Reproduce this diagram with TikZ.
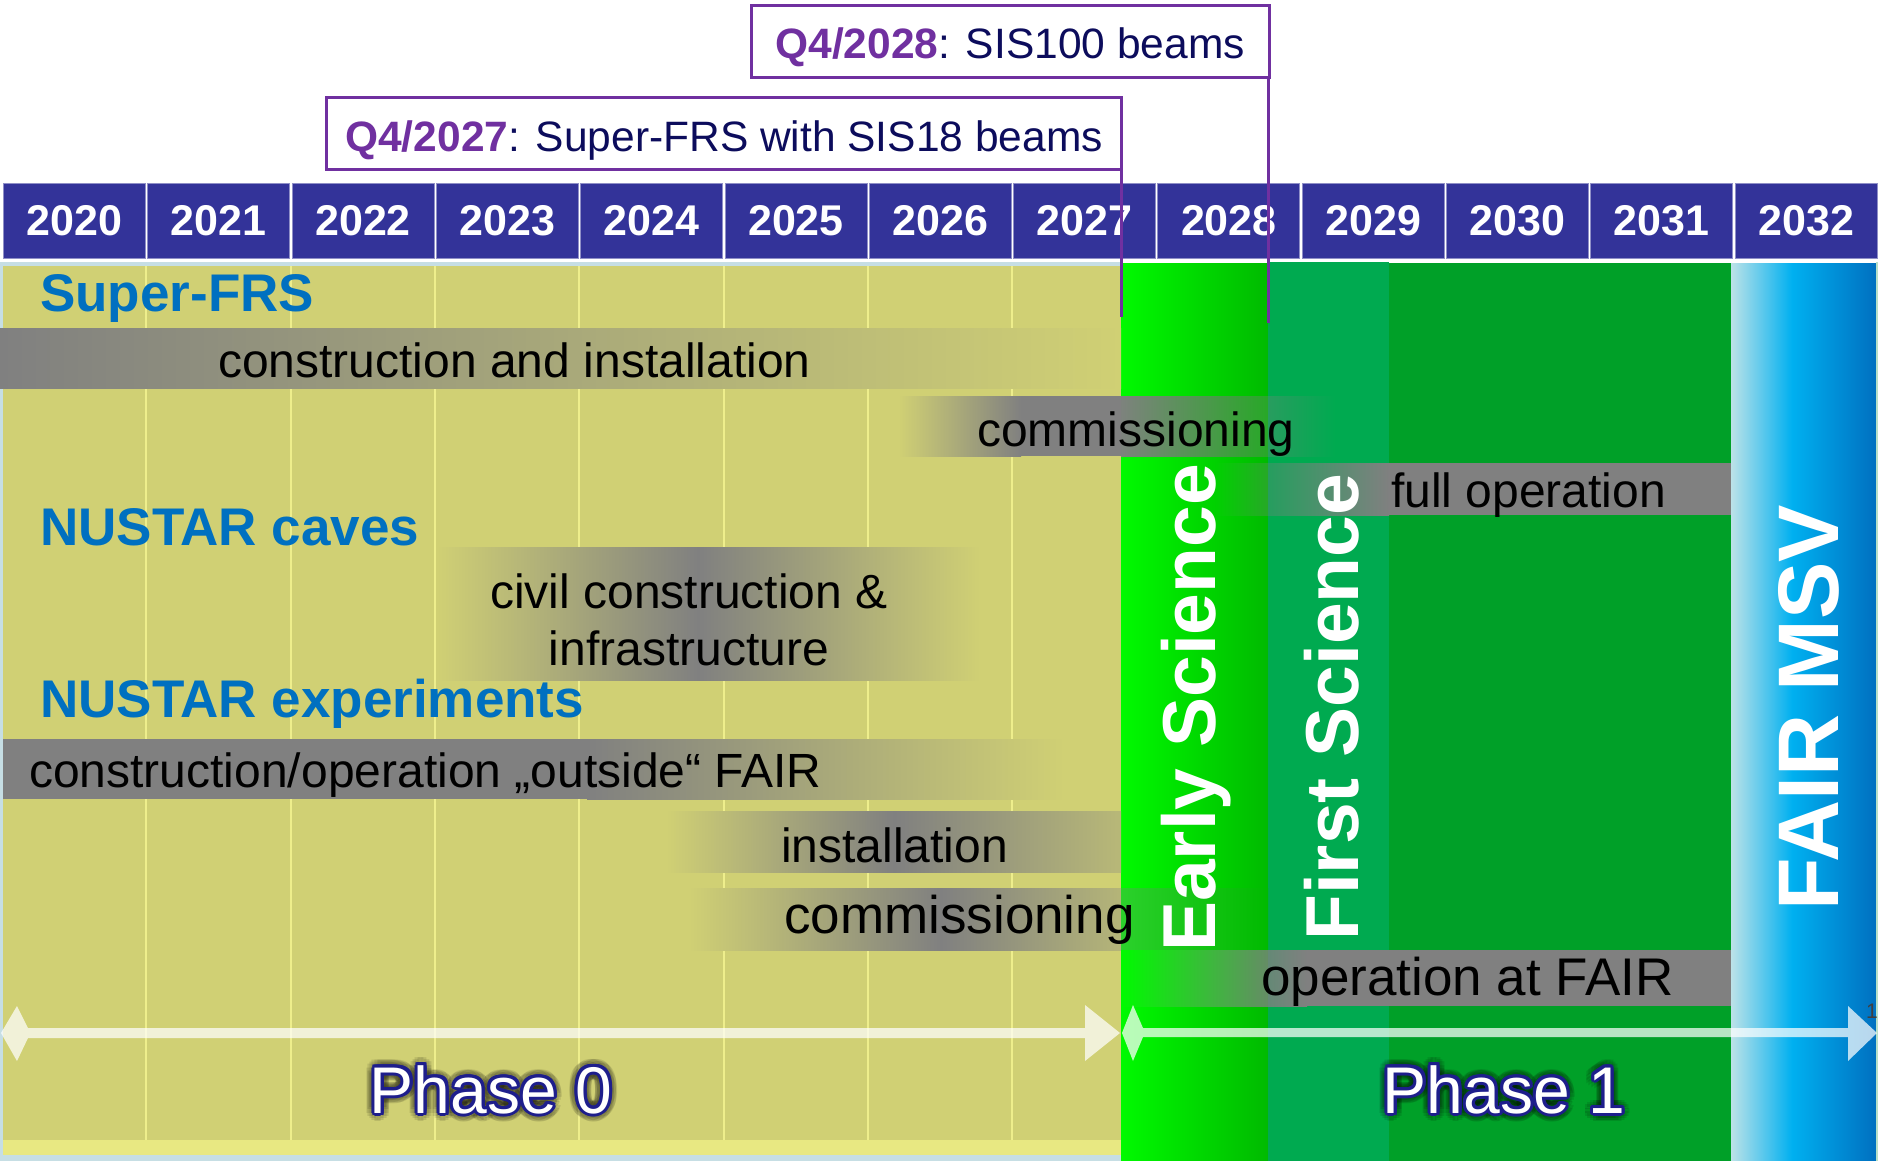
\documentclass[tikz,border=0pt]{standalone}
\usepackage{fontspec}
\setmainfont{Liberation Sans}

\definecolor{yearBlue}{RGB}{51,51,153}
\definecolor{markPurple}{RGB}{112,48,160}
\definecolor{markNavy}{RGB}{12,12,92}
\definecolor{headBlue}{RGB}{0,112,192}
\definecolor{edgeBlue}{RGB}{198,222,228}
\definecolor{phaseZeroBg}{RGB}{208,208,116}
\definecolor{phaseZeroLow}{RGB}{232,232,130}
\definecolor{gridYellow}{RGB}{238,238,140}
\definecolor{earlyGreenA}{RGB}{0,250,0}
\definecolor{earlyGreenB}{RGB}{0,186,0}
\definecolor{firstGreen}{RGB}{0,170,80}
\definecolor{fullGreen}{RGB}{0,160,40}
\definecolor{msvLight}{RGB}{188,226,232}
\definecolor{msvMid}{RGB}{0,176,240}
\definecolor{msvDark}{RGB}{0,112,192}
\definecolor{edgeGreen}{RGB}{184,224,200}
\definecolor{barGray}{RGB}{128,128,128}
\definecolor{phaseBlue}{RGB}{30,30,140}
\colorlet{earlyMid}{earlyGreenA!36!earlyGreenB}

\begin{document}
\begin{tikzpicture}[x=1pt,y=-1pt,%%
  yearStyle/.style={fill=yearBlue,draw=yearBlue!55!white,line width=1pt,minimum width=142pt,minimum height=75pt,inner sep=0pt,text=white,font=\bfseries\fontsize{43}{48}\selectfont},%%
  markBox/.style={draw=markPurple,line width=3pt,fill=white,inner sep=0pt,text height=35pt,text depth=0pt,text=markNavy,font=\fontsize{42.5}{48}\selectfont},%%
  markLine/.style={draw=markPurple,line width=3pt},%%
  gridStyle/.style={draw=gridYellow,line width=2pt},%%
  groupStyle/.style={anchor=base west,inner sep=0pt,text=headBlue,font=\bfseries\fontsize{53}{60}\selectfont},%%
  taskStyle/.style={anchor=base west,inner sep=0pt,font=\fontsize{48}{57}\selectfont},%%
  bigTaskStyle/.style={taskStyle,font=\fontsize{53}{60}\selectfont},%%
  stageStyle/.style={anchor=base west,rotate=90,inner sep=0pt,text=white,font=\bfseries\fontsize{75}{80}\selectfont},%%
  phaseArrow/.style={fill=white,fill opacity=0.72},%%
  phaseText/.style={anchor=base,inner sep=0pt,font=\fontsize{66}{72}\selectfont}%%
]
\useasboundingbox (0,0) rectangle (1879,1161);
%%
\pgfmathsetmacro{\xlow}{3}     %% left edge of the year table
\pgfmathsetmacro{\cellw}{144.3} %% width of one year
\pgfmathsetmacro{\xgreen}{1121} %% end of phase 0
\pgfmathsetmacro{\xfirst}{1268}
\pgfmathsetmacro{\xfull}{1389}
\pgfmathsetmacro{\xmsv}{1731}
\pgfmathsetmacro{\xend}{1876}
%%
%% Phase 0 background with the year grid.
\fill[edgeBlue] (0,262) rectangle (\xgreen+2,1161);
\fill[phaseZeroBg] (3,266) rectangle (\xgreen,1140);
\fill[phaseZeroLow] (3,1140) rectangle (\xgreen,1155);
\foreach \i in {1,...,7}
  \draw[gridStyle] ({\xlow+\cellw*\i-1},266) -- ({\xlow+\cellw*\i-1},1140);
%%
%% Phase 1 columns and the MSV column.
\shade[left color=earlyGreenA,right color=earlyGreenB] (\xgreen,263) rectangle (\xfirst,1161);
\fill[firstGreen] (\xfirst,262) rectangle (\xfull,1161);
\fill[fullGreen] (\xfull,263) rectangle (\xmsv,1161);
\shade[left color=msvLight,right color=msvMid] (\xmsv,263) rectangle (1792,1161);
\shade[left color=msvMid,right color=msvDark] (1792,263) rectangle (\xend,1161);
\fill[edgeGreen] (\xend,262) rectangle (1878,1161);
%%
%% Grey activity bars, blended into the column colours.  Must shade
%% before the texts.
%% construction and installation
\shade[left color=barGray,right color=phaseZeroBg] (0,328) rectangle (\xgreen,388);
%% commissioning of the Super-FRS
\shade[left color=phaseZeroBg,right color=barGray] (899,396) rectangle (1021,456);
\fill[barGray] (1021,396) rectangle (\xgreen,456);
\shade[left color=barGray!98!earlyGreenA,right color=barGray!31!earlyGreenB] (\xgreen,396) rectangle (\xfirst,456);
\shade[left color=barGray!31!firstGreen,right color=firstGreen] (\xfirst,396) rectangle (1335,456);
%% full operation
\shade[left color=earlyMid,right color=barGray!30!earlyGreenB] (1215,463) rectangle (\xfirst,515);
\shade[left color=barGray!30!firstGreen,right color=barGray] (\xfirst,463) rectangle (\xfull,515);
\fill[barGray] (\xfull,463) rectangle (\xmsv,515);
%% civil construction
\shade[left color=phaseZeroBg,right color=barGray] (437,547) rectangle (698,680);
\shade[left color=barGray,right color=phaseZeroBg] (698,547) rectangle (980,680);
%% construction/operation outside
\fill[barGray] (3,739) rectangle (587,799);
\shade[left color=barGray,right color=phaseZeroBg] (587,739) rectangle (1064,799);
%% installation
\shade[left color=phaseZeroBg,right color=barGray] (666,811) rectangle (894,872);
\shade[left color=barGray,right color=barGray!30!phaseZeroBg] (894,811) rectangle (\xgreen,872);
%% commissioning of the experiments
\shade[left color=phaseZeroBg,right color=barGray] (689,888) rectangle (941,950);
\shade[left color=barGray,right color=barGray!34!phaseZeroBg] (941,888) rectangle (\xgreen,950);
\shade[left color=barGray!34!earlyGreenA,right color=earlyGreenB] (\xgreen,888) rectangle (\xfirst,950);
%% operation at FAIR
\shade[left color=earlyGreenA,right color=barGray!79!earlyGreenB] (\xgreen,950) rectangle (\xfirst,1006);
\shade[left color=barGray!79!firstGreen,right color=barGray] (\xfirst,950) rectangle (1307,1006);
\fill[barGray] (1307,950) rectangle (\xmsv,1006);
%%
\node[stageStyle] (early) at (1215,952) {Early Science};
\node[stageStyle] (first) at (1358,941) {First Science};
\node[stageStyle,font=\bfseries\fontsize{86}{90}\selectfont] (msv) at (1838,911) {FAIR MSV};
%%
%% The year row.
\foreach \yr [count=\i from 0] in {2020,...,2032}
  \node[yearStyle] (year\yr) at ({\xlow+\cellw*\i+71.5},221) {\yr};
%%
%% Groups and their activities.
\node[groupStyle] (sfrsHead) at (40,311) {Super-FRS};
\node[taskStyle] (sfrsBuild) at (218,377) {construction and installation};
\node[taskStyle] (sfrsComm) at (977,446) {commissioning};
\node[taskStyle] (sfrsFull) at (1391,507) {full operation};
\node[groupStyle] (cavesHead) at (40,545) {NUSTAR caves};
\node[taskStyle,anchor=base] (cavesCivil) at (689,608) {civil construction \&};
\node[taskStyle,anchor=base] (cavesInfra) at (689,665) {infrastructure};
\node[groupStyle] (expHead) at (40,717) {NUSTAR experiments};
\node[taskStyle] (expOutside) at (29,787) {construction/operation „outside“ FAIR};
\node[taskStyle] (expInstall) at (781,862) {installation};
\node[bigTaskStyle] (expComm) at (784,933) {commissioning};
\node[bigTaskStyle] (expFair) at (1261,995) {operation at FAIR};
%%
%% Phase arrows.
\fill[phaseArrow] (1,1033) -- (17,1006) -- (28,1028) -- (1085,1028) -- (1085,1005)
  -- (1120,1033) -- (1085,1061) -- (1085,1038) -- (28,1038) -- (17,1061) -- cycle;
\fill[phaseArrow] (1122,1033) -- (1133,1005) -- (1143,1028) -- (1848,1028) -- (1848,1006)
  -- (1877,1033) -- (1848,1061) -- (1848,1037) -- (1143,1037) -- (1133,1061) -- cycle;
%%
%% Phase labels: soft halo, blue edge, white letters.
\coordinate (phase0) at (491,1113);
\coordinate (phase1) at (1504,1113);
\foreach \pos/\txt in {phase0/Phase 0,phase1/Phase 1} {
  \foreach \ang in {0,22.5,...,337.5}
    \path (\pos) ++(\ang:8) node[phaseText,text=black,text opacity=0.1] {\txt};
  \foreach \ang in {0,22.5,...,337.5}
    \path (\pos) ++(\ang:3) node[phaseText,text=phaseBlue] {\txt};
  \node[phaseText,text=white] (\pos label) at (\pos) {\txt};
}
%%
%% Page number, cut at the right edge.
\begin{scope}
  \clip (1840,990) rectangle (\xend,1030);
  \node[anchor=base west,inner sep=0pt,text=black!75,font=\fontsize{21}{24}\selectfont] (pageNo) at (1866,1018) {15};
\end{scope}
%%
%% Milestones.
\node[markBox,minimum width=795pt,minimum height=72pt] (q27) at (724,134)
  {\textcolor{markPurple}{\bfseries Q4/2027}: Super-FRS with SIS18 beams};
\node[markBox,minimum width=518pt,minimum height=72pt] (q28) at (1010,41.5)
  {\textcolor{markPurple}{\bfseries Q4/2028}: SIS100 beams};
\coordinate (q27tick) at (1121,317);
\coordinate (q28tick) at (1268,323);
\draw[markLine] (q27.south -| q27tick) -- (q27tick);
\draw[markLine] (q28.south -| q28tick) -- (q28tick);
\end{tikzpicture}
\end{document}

════

Looking at the listing above, how many of its lines contain the string "with"? Give the number alone.

*CORRECT OUTPUT*
3